Paper No. 3
Presentation Time: 8:30 AM
THE DISTRIBUTION OF FRACTURES ABOVE BLACK SHALES IN THE APPALACHIAN BASIN
One concern about production of gas shales is the possibility of hydraulic fracture fluid leaking upward along an interconnected network of fractures to contaminate groundwater. The plausibility of leakage along fractures depends on evidence for the pervasive development of interconnected fractures between gas shales and the surface. Although continuous fracture imaging in the borehole might aid in sorting out whether fractures are interconnected from depth to the surface, the borehole volume is insufficient for the job. This leaves outcrops mapping as the best means of resolving the extent of fracture interconnectivity. Outcrop observation is only effective to the extent that the operator has a strategy for distinguishing between deep-formed fractures and exhumation-related surface fractures. While there is no continuous exposure of the 7000 feet of section between the Marcellus black shale and units bearing fresh water, a complete section can be assembled by examining outcrops in a traverse across the Appalachian Plateau. Outcrops of these units were visited along Route 15 between Williamsport PA and the NY-PA border. In this traverse, fractures were virtually all one or more sets of J2 joints. Examples of cross cutting J2 joints were rare. Most cross cutting or abutting was a consequence of the growth of later exhumation-related joints.
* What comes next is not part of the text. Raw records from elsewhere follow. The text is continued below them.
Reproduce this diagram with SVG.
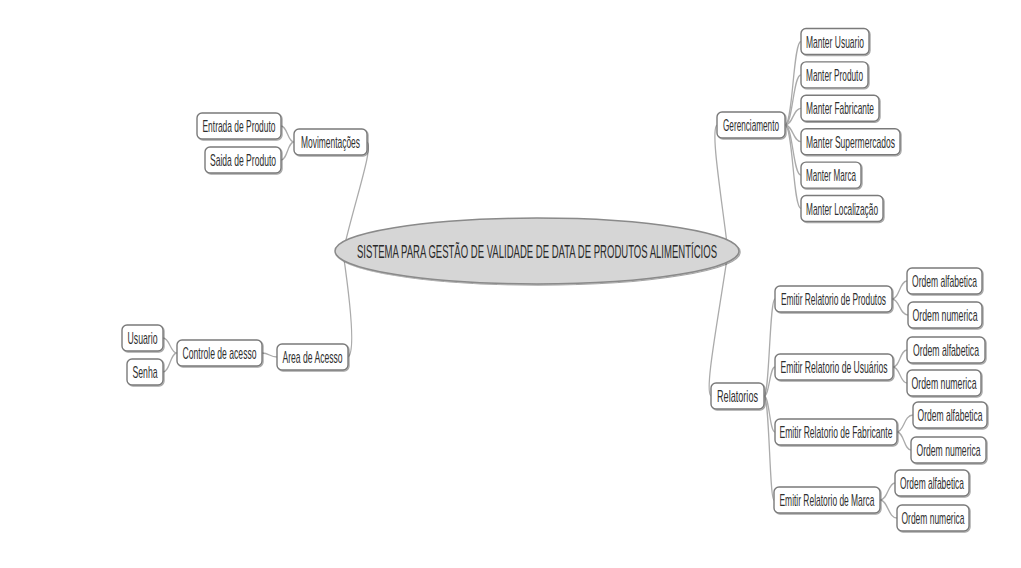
<svg xmlns="http://www.w3.org/2000/svg" width="1021" height="568" viewBox="0 0 1021 568">
<defs>
<filter id="ds" x="-20%" y="-30%" width="140%" height="160%">
<feDropShadow dx="1" dy="1" stdDeviation="0.7" flood-color="#000" flood-opacity="0.35"/>
</filter>
</defs>
<style>
.c path{fill:none;stroke:#ababab;stroke-width:1.3}
.n rect{fill:#fff;stroke:#7a7a7a;stroke-width:1.4;filter:url(#ds)}
.n text{font-family:"Liberation Sans",Arial,sans-serif;font-size:17px;fill:#2e2e2e;text-anchor:middle}
.root ellipse{fill:#d6d6d6;stroke:#8a8a8a;stroke-width:1.5;filter:url(#ds)}
.root text{font-family:"Liberation Sans",Arial,sans-serif;font-size:18px;fill:#2a2a2a;text-anchor:middle}
</style>
<rect width="1021" height="568" fill="#fff"/>
<g id="connectors" class="c">
<path d="M281,126 C287.5,126 287.5,142 294,142"/>
<path d="M281,160 C287.5,160 287.5,142 294,142"/>
<path d="M163,338 C170,338 170,353 177,353"/>
<path d="M163,372 C170,372 170,353 177,353"/>
<path d="M262,353 C269.5,353 269.5,357 277,357"/>
<path d="M367,142 C374,146 355,200 343,252"/>
<path d="M348,357 C356,352 350,300 343,252"/>
<path d="M717,125 C710,130 722,200 728,252"/>
<path d="M711,396 C704,392 718,320 728,252"/>
<path d="M785,125 C793,125 793,41.5 801,41.5"/>
<path d="M785,125 C793,125 793,74.9 801,74.9"/>
<path d="M785,125 C793,125 793,108.3 801,108.3"/>
<path d="M785,125 C793,125 793,141.7 801,141.7"/>
<path d="M785,125 C793,125 793,175.1 801,175.1"/>
<path d="M785,125 C793,125 793,208.5 801,208.5"/>
<path d="M764,396 C769.5,396 769.5,299 775,299"/>
<path d="M764,396 C769.5,396 769.5,367 775,367"/>
<path d="M764,396 C769.5,396 769.5,432 775,432"/>
<path d="M764,396 C769.5,396 769.5,500 774,500"/>
<path d="M892,299 C899.5,299 899.5,281 907,281"/>
<path d="M892,299 C899.5,299 899.5,315 908,315"/>
<path d="M893,367 C900,367 900,350 907,350"/>
<path d="M893,367 C900,367 900,383 907,383"/>
<path d="M897,432 C904,432 904,415 913,415"/>
<path d="M897,432 C904,432 904,450 911,450"/>
<path d="M880,500 C888,500 888,483 895,483"/>
<path d="M880,500 C888,500 888,518 897,518"/>
</g>
<g id="root" class="root">
<ellipse cx="537" cy="251" rx="202" ry="33"/>
<text transform="translate(537,257.5) scale(0.5,1)" textLength="720" lengthAdjust="spacingAndGlyphs">SISTEMA PARA GESTÃO DE VALIDADE DE DATA DE PRODUTOS ALIMENTÍCIOS</text>
</g>
<g id="entrada-produto" class="n"><rect x="197" y="113" width="84" height="26" rx="5"/><text transform="translate(239,132) scale(0.5,1)" textLength="146" lengthAdjust="spacingAndGlyphs">Entrada de Produto</text></g>
<g id="saida-produto" class="n"><rect x="205" y="147" width="76" height="26" rx="5"/><text transform="translate(243,166) scale(0.5,1)" textLength="132" lengthAdjust="spacingAndGlyphs">Saida de Produto</text></g>
<g id="movimentacoes" class="n"><rect x="294" y="129" width="73" height="26" rx="5"/><text transform="translate(330.5,148) scale(0.5,1)" textLength="118" lengthAdjust="spacingAndGlyphs">Movimentações</text></g>
<g id="usuario" class="n"><rect x="122" y="325" width="41" height="26" rx="5"/><text transform="translate(142.5,344) scale(0.5,1)" textLength="60" lengthAdjust="spacingAndGlyphs">Usuario</text></g>
<g id="senha" class="n"><rect x="127" y="359" width="36" height="26" rx="5"/><text transform="translate(145,378) scale(0.5,1)" textLength="50" lengthAdjust="spacingAndGlyphs">Senha</text></g>
<g id="controle-acesso" class="n"><rect x="177" y="340" width="85" height="26" rx="5"/><text transform="translate(219.5,359) scale(0.5,1)" textLength="148" lengthAdjust="spacingAndGlyphs">Controle de acesso</text></g>
<g id="area-acesso" class="n"><rect x="277" y="344" width="71" height="26" rx="5"/><text transform="translate(312.5,363) scale(0.5,1)" textLength="120" lengthAdjust="spacingAndGlyphs">Area de Acesso</text></g>
<g id="gerenciamento" class="n"><rect x="717" y="112" width="68" height="26" rx="5"/><text transform="translate(751,131) scale(0.5,1)" textLength="112" lengthAdjust="spacingAndGlyphs">Gerenciamento</text></g>
<g id="manter-usuario" class="n"><rect x="801" y="28.5" width="68" height="26" rx="5"/><text transform="translate(835,47.5) scale(0.5,1)" textLength="116" lengthAdjust="spacingAndGlyphs">Manter Usuario</text></g>
<g id="manter-produto" class="n"><rect x="801" y="61.9" width="67" height="26" rx="5"/><text transform="translate(834.5,80.9) scale(0.5,1)" textLength="114" lengthAdjust="spacingAndGlyphs">Manter Produto</text></g>
<g id="manter-fabricante" class="n"><rect x="801" y="95.3" width="78" height="26" rx="5"/><text transform="translate(840,114.3) scale(0.5,1)" textLength="136" lengthAdjust="spacingAndGlyphs">Manter Fabricante</text></g>
<g id="manter-supermercados" class="n"><rect x="801" y="128.7" width="99" height="26" rx="5"/><text transform="translate(850.5,147.7) scale(0.5,1)" textLength="178" lengthAdjust="spacingAndGlyphs">Manter Supermercados</text></g>
<g id="manter-marca" class="n"><rect x="801" y="162.1" width="60" height="26" rx="5"/><text transform="translate(831,181.1) scale(0.5,1)" textLength="100" lengthAdjust="spacingAndGlyphs">Manter Marca</text></g>
<g id="manter-localizacao" class="n"><rect x="801" y="195.5" width="82" height="26" rx="5"/><text transform="translate(842,214.5) scale(0.5,1)" textLength="144" lengthAdjust="spacingAndGlyphs">Manter Localização</text></g>
<g id="relatorios" class="n"><rect x="711" y="383" width="53" height="26" rx="5"/><text transform="translate(737.5,402) scale(0.5,1)" textLength="82" lengthAdjust="spacingAndGlyphs">Relatorios</text></g>
<g id="emitir-produtos" class="n"><rect x="775" y="286" width="117" height="26" rx="5"/><text transform="translate(833.5,305) scale(0.5,1)" textLength="210" lengthAdjust="spacingAndGlyphs">Emitir Relatorio de Produtos</text></g>
<g id="produtos-alfabetica" class="n"><rect x="907" y="268" width="75" height="26" rx="5"/><text transform="translate(944.5,287) scale(0.5,1)" textLength="130" lengthAdjust="spacingAndGlyphs">Ordem alfabetica</text></g>
<g id="produtos-numerica" class="n"><rect x="908" y="302" width="74" height="26" rx="5"/><text transform="translate(945,321) scale(0.5,1)" textLength="130" lengthAdjust="spacingAndGlyphs">Ordem numerica</text></g>
<g id="emitir-usuarios" class="n"><rect x="775" y="354" width="118" height="26" rx="5"/><text transform="translate(834,373) scale(0.5,1)" textLength="214" lengthAdjust="spacingAndGlyphs">Emitir Relatorio de Usuários</text></g>
<g id="usuarios-alfabetica" class="n"><rect x="907" y="337" width="78" height="26" rx="5"/><text transform="translate(946,356) scale(0.5,1)" textLength="132" lengthAdjust="spacingAndGlyphs">Ordem alfabetica</text></g>
<g id="usuarios-numerica" class="n"><rect x="907" y="370" width="74" height="26" rx="5"/><text transform="translate(944,389) scale(0.5,1)" textLength="130" lengthAdjust="spacingAndGlyphs">Ordem numerica</text></g>
<g id="emitir-fabricante" class="n"><rect x="775" y="419" width="122" height="26" rx="5"/><text transform="translate(836,438) scale(0.5,1)" textLength="226" lengthAdjust="spacingAndGlyphs">Emitir Relatorio de Fabricante</text></g>
<g id="fabricante-alfabetica" class="n"><rect x="913" y="402" width="74" height="26" rx="5"/><text transform="translate(950,421) scale(0.5,1)" textLength="130" lengthAdjust="spacingAndGlyphs">Ordem alfabetica</text></g>
<g id="fabricante-numerica" class="n"><rect x="911" y="437" width="75" height="26" rx="5"/><text transform="translate(948.5,456) scale(0.5,1)" textLength="128" lengthAdjust="spacingAndGlyphs">Ordem numerica</text></g>
<g id="emitir-marca" class="n"><rect x="774" y="487" width="106" height="26" rx="5"/><text transform="translate(827,506) scale(0.5,1)" textLength="190" lengthAdjust="spacingAndGlyphs">Emitir Relatorio de Marca</text></g>
<g id="marca-alfabetica" class="n"><rect x="895" y="470" width="74" height="26" rx="5"/><text transform="translate(932,489) scale(0.5,1)" textLength="128" lengthAdjust="spacingAndGlyphs">Ordem alfabetica</text></g>
<g id="marca-numerica" class="n"><rect x="897" y="505" width="72" height="26" rx="5"/><text transform="translate(933,524) scale(0.5,1)" textLength="126" lengthAdjust="spacingAndGlyphs">Ordem numerica</text></g>
</svg>
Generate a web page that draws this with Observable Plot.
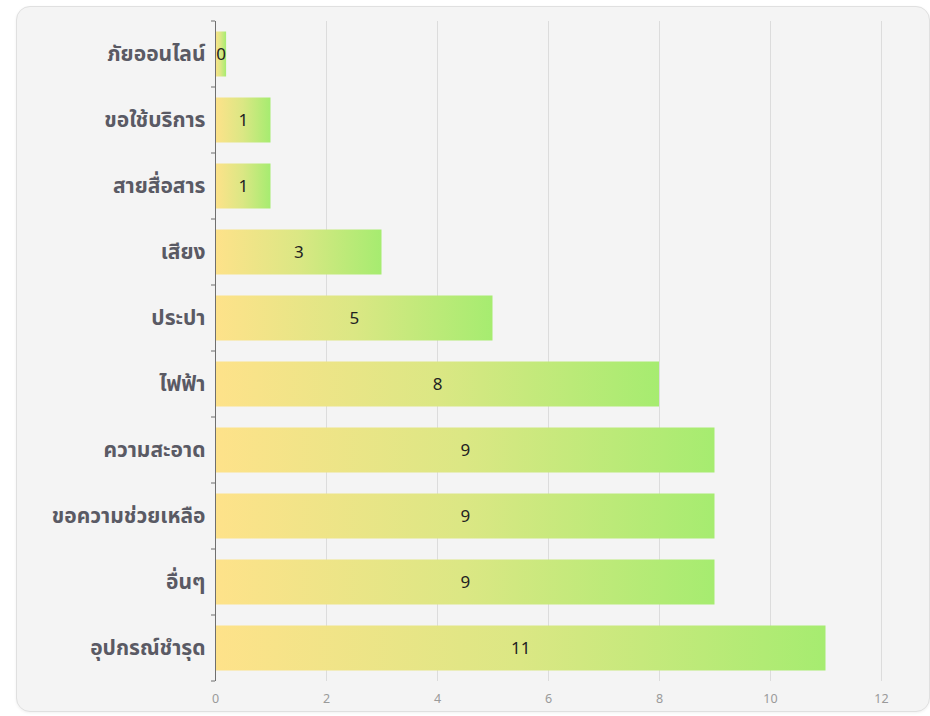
<!DOCTYPE html>
<html>
<head>
<meta charset="utf-8">
<script src="https://cdn.jsdelivr.net/npm/d3@7"></script>
<script src="https://cdn.jsdelivr.net/npm/@observablehq/plot@0.6"></script>
<style>
  html, body { margin: 0; padding: 0; background: #ffffff; }
  #panel {
    position: absolute; left: 16px; top: 6px;
    width: 912px; height: 704px;
    border: 1px solid #e0e0e0; border-radius: 14px;
    background: #f4f4f4; overflow: hidden;
    box-shadow: 0 1px 3px rgba(0,0,0,0.06);
  }
  #panel svg { display: block; }
</style>
</head>
<body>
<div id="panel"></div>
<script>
const categories = ["ภัยออนไลน์", "ขอใช้บริการ", "สายสื่อสาร", "เสียง", "ประปา", "ไฟฟ้า", "ความสะอาด", "ขอความช่วยเหลือ", "อื่นๆ", "อุปกรณ์ชำรุด"];
const counts = [0, 1, 1, 3, 5, 8, 9, 9, 9, 11];
const xTicks = [0, 2, 4, 6, 8, 10, 12];
const minBar = 0.2; // smallest visible bar length (for zero values)

const data = categories.map((c, i) => ({cat: c, count: counts[i], bar: Math.max(counts[i], minBar)}));

const chart = Plot.plot({
  width: 912,
  height: 704,
  marginLeft: 198,
  marginRight: 48,
  marginTop: 14,
  marginBottom: 30,
  style: {background: "transparent", fontFamily: "'Noto Sans Thai', 'Noto Sans', 'Open Sans', sans-serif", overflow: "visible"},
  x: {domain: [0, 12], label: null},
  y: {domain: categories, padding: 0, label: null},
  marks: [
    Plot.gridX(xTicks.slice(1), {stroke: "#dcdcdc", strokeOpacity: 1}),
    Plot.barX(data, {y: "cat", x: "bar", fill: "url(#barGrad)", insetTop: 10.5, insetBottom: 10.5}),
    Plot.text(data, {y: "cat", x: d => d.bar / 2, text: d => String(d.count), fontSize: 17, fill: "#222"}),
    Plot.ruleX([0], {stroke: "#6f6f6f", strokeWidth: 1}),
    Plot.axisX(xTicks, {tickSize: 0, tickPadding: 13, fontSize: 12.5, fill: "#9a9a9a", label: null}),
    Plot.axisY({tickSize: 0, tickPadding: 10, fontSize: 21, fontWeight: "bold", fill: "#5a5a64", label: null})
  ]
});

const svg = d3.select(chart);
const defs = svg.insert("defs", ":first-child");
const grad = defs.append("linearGradient").attr("id", "barGrad").attr("x1", "0").attr("x2", "1").attr("y1", "0").attr("y2", "0");
grad.append("stop").attr("offset", "0%").attr("stop-color", "#fee28a");
grad.append("stop").attr("offset", "50%").attr("stop-color", "#dbe784");
grad.append("stop").attr("offset", "100%").attr("stop-color", "#a6ec70");

// tick marks on band boundaries of the category axis
const ys = chart.scale("y");
const xs = chart.scale("x");
const x0 = xs.apply(0);
const bounds = categories.map(c => ys.apply(c));
bounds.push(ys.apply(categories[categories.length - 1]) + ys.bandwidth);
svg.append("g").attr("stroke", "#6f6f6f").selectAll("line").data(bounds).join("line")
  .attr("x1", x0 - 4).attr("x2", x0).attr("y1", d => d).attr("y2", d => d);

document.getElementById("panel").appendChild(chart);
</script>
</body>
</html>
Fracture density was measured in photographs looking along strike of the J2 joints. A 100 m2 area was identified and the vertical height of each joint was measured within that cross section. Density was the cumulative height of joints per unit area (m/m2). Fracture density varied from 15 m/m2 to near zero with black gas shales exhibiting the highest density and Carboniferous clastics exhibiting the lowest density. Outcrops show little evidence for fracture interconnectivity when the density is < 0.25 m/m2. The correlation between joint density and proximity to gas shales is consistent with the Lacazette-Engelder (1992) and the McConaughy-Engelder (1999) conclusions that J2 joints are gas-driven nature hydraulic fractures whose orientation is controlled by late Paleozoic tectonics of the Appalachian Plateau.